## START Available records

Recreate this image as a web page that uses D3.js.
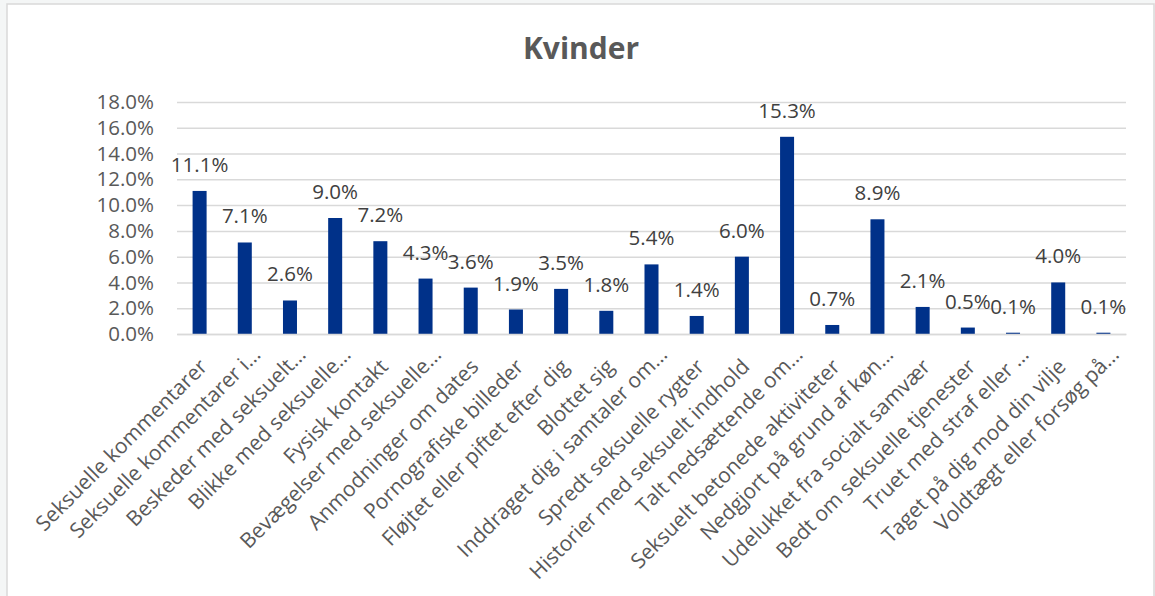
<!DOCTYPE html>
<html>
<head>
<meta charset="utf-8">
<script src="https://cdn.jsdelivr.net/npm/d3@7"></script>
<style>
  html, body { margin: 0; padding: 0; background: #f4f6f6; }
  svg { display: block; }
  text { font-family: "Open Sans", sans-serif; }
</style>
</head>
<body>
<svg id="chart" width="1155" height="596"></svg>
<script>
const title = "Kvinder";
const categories = [
  "Seksuelle kommentarer",
  "Seksuelle kommentarer i…",
  "Beskeder med seksuelt…",
  "Blikke med seksuelle…",
  "Fysisk kontakt",
  "Bevægelser med seksuelle…",
  "Anmodninger om dates",
  "Pornografiske billeder",
  "Fløjtet eller piftet efter dig",
  "Blottet sig",
  "Inddraget dig i samtaler om…",
  "Spredt seksuelle rygter",
  "Historier med seksuelt indhold",
  "Talt nedsættende om…",
  "Seksuelt betonede aktiviteter",
  "Nedgjort på grund af køn…",
  "Udelukket fra socialt samvær",
  "Bedt om seksuelle tjenester",
  "Truet med straf eller …",
  "Taget på dig mod din vilje",
  "Voldtægt eller forsøg på…"
];
const values = [11.1, 7.1, 2.6, 9.0, 7.2, 4.3, 3.6, 1.9, 3.5, 1.8, 5.4, 1.4, 6.0, 15.3, 0.7, 8.9, 2.1, 0.5, 0.1, 4.0, 0.1];
const yTicks = [0, 2, 4, 6, 8, 10, 12, 14, 16, 18];

const svg = d3.select("#chart");
const W = 1155, H = 596;
const plot = { left: 177, right: 1126, top: 102, bottom: 334 };

// chart frame
svg.append("rect")
  .attr("x", 7).attr("y", 4).attr("width", 1147).attr("height", H)
  .attr("fill", "#ffffff").attr("stroke", "#d9d9d9").attr("stroke-width", 1.5);

const x = d3.scaleBand().domain(categories).range([plot.left, plot.right]).paddingInner(0.69).paddingOuter(0.345);
const y = d3.scaleLinear().domain([0, 18]).range([plot.bottom, plot.top]);

// title
svg.append("text")
  .attr("x", 581).attr("y", 59)
  .attr("text-anchor", "middle")
  .attr("font-size", 30).attr("font-weight", 700)
  .attr("fill", "#595959")
  .text(title);

// gridlines + y labels
const yAxis = d3.axisLeft(y).tickValues(yTicks)
  .tickSize(-(plot.right - plot.left)).tickPadding(23)
  .tickFormat(d => d.toFixed(1) + "%");
const gy = svg.append("g").attr("transform", `translate(${plot.left},0)`).call(yAxis);
gy.select(".domain").remove();
gy.selectAll(".tick line").attr("stroke", "#d9d9d9").attr("stroke-width", 1.5);
gy.selectAll(".tick text").attr("font-size", 20.5).attr("fill", "#595959")
  .attr("font-family", "Open Sans, sans-serif");

// bars
svg.append("g").selectAll("rect").data(values).join("rect")
  .attr("x", (d, i) => x(categories[i]))
  .attr("width", x.bandwidth())
  .attr("y", d => y(d))
  .attr("height", d => y(0) - y(d))
  .attr("fill", "#003189");

// x axis line
const xAxis = d3.axisBottom(x).tickSize(0).tickFormat("");
const gx = svg.append("g").attr("transform", `translate(0,${plot.bottom})`).call(xAxis);
gx.select(".domain").attr("stroke", "#d9d9d9").attr("stroke-width", 1.5);

// value labels
svg.append("g").selectAll("text").data(values).join("text")
  .attr("x", (d, i) => x(categories[i]) + x.bandwidth() / 2)
  .attr("y", d => y(d) - 19)
  .attr("text-anchor", "middle")
  .attr("font-size", 20.5)
  .attr("fill", "#404040")
  .text(d => d.toFixed(1) + "%");

// category labels
svg.append("g").selectAll("text").data(categories).join("text")
  .attr("transform", d => {
    const cx = x(d) + x.bandwidth() / 2;
    const trunc = d.endsWith("…");
    return `translate(${cx + (trunc ? 17 : 9)},${trunc ? 356 : 368}) rotate(-45)`;
  })
  .attr("text-anchor", "end")
  .attr("font-size", 21)
  .attr("fill", "#595959")
  .text(d => d);
</script>
</body>
</html>
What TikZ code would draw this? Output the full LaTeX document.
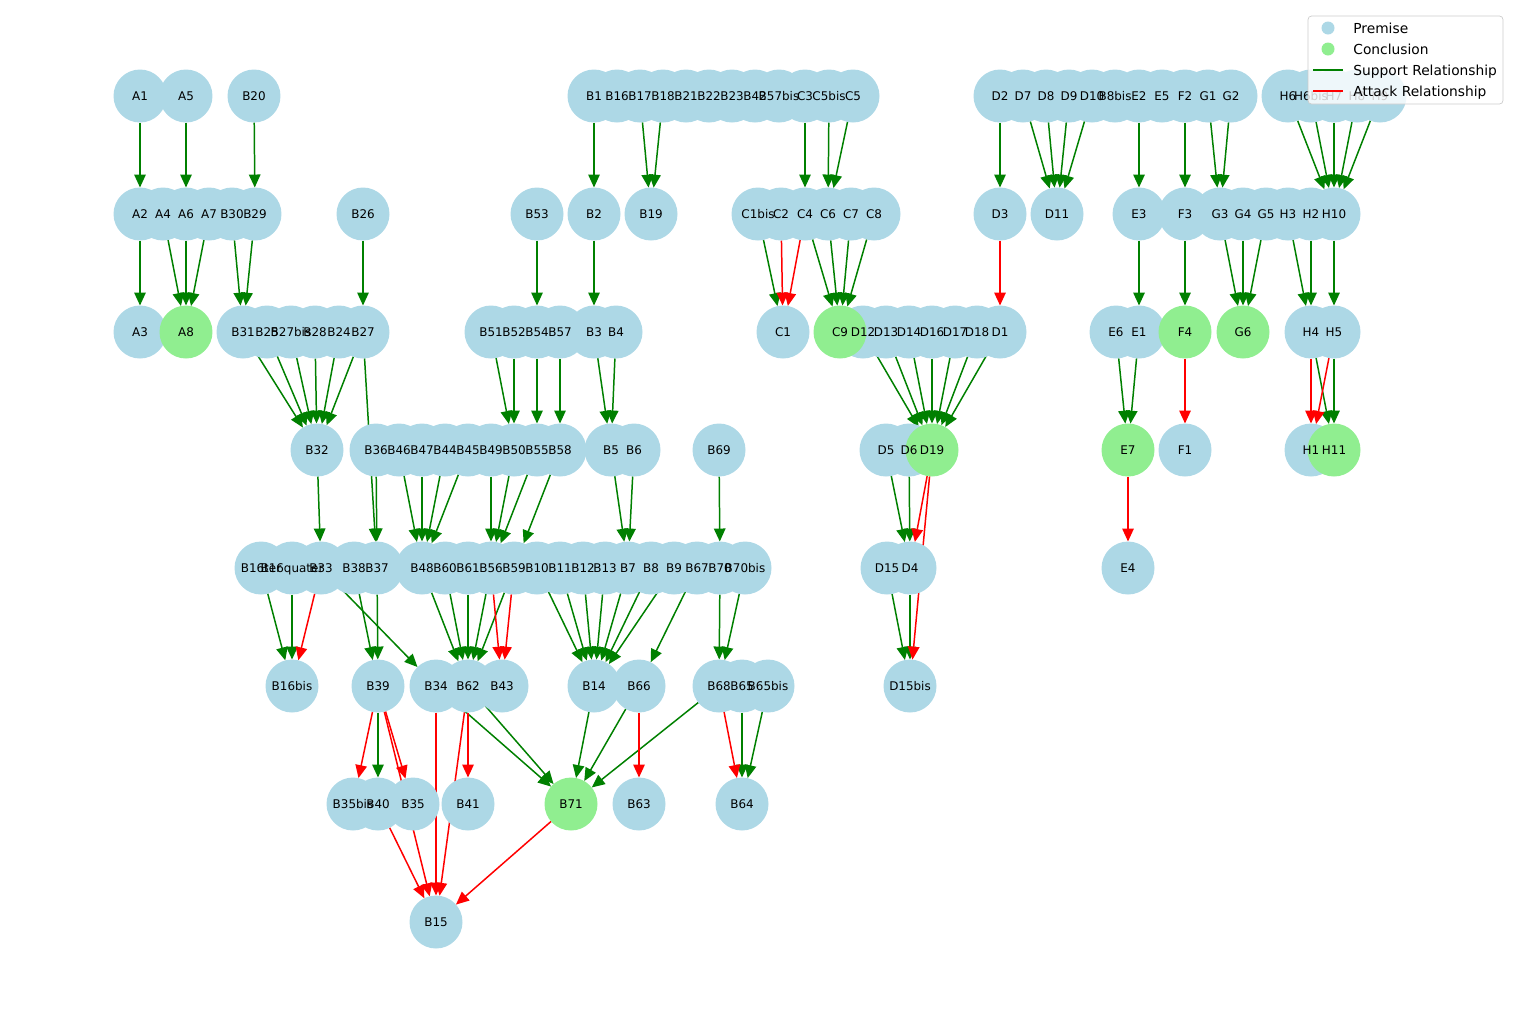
\documentclass[tikz,border=0pt]{standalone}
\usepackage{fontspec}
\setmainfont{DejaVu Sans}
\usetikzlibrary{arrows.meta}

\definecolor{premisecol}{HTML}{ADD8E6}
\definecolor{conclcol}{HTML}{90EE90}
\definecolor{suppcol}{HTML}{008000}
\definecolor{attcol}{HTML}{FF0000}

\pgfdeclarelayer{edges}
\pgfdeclarelayer{labels}
\pgfdeclarelayer{legend}
\pgfsetlayers{edges,main,labels,legend}

\tikzset{
  premise/.style={circle, fill=premisecol, minimum size=1.06cm, inner sep=0pt, outer sep=0pt},
  concl/.style={premise, fill=conclcol},
  txt/.style={font=\fontsize{6.8}{8}\selectfont, inner sep=0pt, anchor=base},
  legtxt/.style={font=\fontsize{7.85}{9}\selectfont, inner sep=0pt, anchor=base west},
  support/.style={color=suppcol, line width=0.85pt, -{Triangle[length=0.26cm,width=0.23cm]}},
  attack/.style={support, color=attcol},
}

% circle first, its text on the layer above all circles
\newcommand{\argnode}[4]{%
  \node[#1] (#2) at (#3,#4) {};
  \begin{pgfonlayer}{labels}\node[txt] at (#3,#4+4.4) {#2};\end{pgfonlayer}}

\begin{document}
\begin{tikzpicture}[x=0.02cm, y=-0.02cm]
\useasboundingbox (0,0) rectangle (1520,1019);

% premises
\foreach \n/\x in {A1/140, A5/186, B20/254, B1/594, B16/617, B17/640, B18/663, B21/686, B22/709, B23/732, B42/755, B57bis/779, C3/805, C5bis/829, C5/853, D2/1000, D7/1023, D8/1046, D9/1069, D10/1092, B8bis/1115, E2/1139, E5/1162, F2/1185, G1/1208, G2/1231, H6/1288, H6bis/1311, H7/1334, H8/1357, H9/1380}
  \argnode{premise}{\n}{\x}{96};
\foreach \n/\x in {A2/140, A4/163, A6/186, A7/209, B30/232, B29/255, B26/363, B53/537, B2/594, B19/651, C1bis/758, C2/781, C4/805, C6/828, C7/851, C8/874, D3/1000, D11/1057, E3/1139, F3/1185, G3/1220, G4/1243, G5/1266, H3/1288, H2/1311, H10/1334}
  \argnode{premise}{\n}{\x}{214};
\foreach \n/\x in {A3/140, B31/243, B25/267, B27bis/291, B28/315, B24/339, B27/363, B51/491, B52/514, B54/537, B57/560, B3/594, B4/616, C1/783, D12/863, D13/886, D14/909, D16/932, D17/955, D18/977, D1/1000, E6/1116, E1/1139, H4/1311, H5/1334}
  \argnode{premise}{\n}{\x}{332};
\foreach \n/\x in {B32/317, B36/376, B46/399, B47/422, B44/445, B45/468, B49/491, B50/514, B55/537, B58/560, B5/611, B6/634, B69/719, D5/886, D6/909, F1/1185, H1/1311}
  \argnode{premise}{\n}{\x}{450};
\foreach \n/\x in {B16ter/261, B16quater/292, B33/321, B38/354, B37/377, B48/422, B60/445, B61/468, B56/491, B59/514, B10/537, B11/560, B12/583, B13/605, B7/628, B8/651, B9/674, B67/697, B70/720, B70bis/745, D15/887, D4/910, E4/1128}
  \argnode{premise}{\n}{\x}{568};
\foreach \n/\x in {B16bis/292, B39/378, B34/436, B62/468, B43/502, B14/594, B66/639, B68/719, B65/742, B65bis/768, D15bis/910}
  \argnode{premise}{\n}{\x}{686};
\foreach \n/\x in {B35bis/353, B40/378, B35/413, B41/468, B63/639, B64/742}
  \argnode{premise}{\n}{\x}{804};
\argnode{premise}{B15}{436}{922};

% conclusions
\foreach \n/\x/\y in {A8/186/332, C9/840/332, F4/1185/332, G6/1243/332, D19/932/450, E7/1128/450, H11/1334/450, B71/571/804}
  \argnode{concl}{\n}{\x}{\y};

\begin{pgfonlayer}{edges}
\foreach \a/\b in {A1/A2, A5/A6, B20/B29, B1/B2, B17/B19, B18/B19, C3/C4, C5bis/C6, C5/C6, D2/D3, D7/D11, D8/D11, D9/D11, D10/D11, E2/E3, F2/F3, G1/G3, G2/G3, H6/H10, H6bis/H10, H7/H10, H8/H10, H9/H10,
    A2/A3, A4/A8, A6/A8, A7/A8, B30/B31, B29/B31, B26/B27, B53/B54, B2/B3, C1bis/C1, C4/C9, C6/C9, C7/C9, C8/C9, E3/E1, F3/F4, G3/G6, G4/G6, G5/G6, H3/H4, H2/H4, H10/H5,
    B31/B32, B25/B32, B27bis/B32, B28/B32, B24/B32, B27/B32, B51/B50, B52/B50, B54/B55, B57/B58, B3/B5, B4/B5, D12/D19, D13/D19, D14/D19, D16/D19, D17/D19, D18/D19, D1/D19, E6/E7, E1/E7, H4/H11, H5/H11,
    B32/B33, B27/B37, B36/B37, B46/B48, B47/B48, B44/B48, B45/B48, B49/B56, B50/B56, B55/B56, B58/B59, B5/B7, B6/B7, B69/B70, D5/D4, D6/D4,
    B16ter/B16bis, B16quater/B16bis, B33/B34, B38/B39, B37/B39, B48/B62, B60/B62, B61/B62, B56/B62, B59/B62, B10/B14, B11/B14, B12/B14, B13/B14, B7/B14, B8/B14, B9/B14, B67/B66, B70/B68, B70bis/B68, D15/D15bis, D4/D15bis,
    B39/B40, B34/B71, B62/B71, B14/B71, B66/B71, B68/B71, B65/B64, B65bis/B64}
  \draw[support] (\a) -- (\b);
\foreach \a/\b in {C2/C1, C4/C1, D3/D1, F4/F1, H4/H1, H5/H1, D19/D4, D19/D15bis, E7/E4, B33/B16bis, B56/B43, B59/B43, B39/B35bis, B39/B35, B39/B15, B62/B41, B66/B63, B68/B64, B40/B15, B34/B15, B62/B15, B71/B15}
  \draw[attack] (\a) -- (\b);
\end{pgfonlayer}

% legend
\begin{pgfonlayer}{legend}
\draw[draw=black!20, fill=white, fill opacity=0.8, rounded corners=2pt] (1308,16) rectangle (1503,104);
\node[circle, fill=premisecol, minimum size=0.26cm, inner sep=0pt] (legpremise) at (1328,28) {};
\node[circle, fill=conclcol, minimum size=0.26cm, inner sep=0pt] (legconcl) at (1328,49) {};
\coordinate (legsuppa) at (1313,70);
\coordinate (legsuppb) at (1343,70);
\coordinate (legatta) at (1313,91);
\coordinate (legattb) at (1343,91);
\draw[suppcol, line width=1.1pt] (legsuppa) -- (legsuppb);
\draw[attcol, line width=1.1pt] (legatta) -- (legattb);
\node[legtxt] (legpremisetxt) at (1353,33) {Premise};
\node[legtxt] (legconcltxt) at (1353,54) {Conclusion};
\node[legtxt] (legsupptxt) at (1353,75) {Support Relationship};
\node[legtxt] (legatttxt) at (1353,96) {Attack Relationship};
\end{pgfonlayer}

\end{tikzpicture}
\end{document}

## END Available records

▶ **The task**
Show all lines from the data above in which the word "this" appears.

▶ **Exercise result**
Recreate this image as a web page that uses D3.js.
What TikZ code would draw this? Output the full LaTeX document.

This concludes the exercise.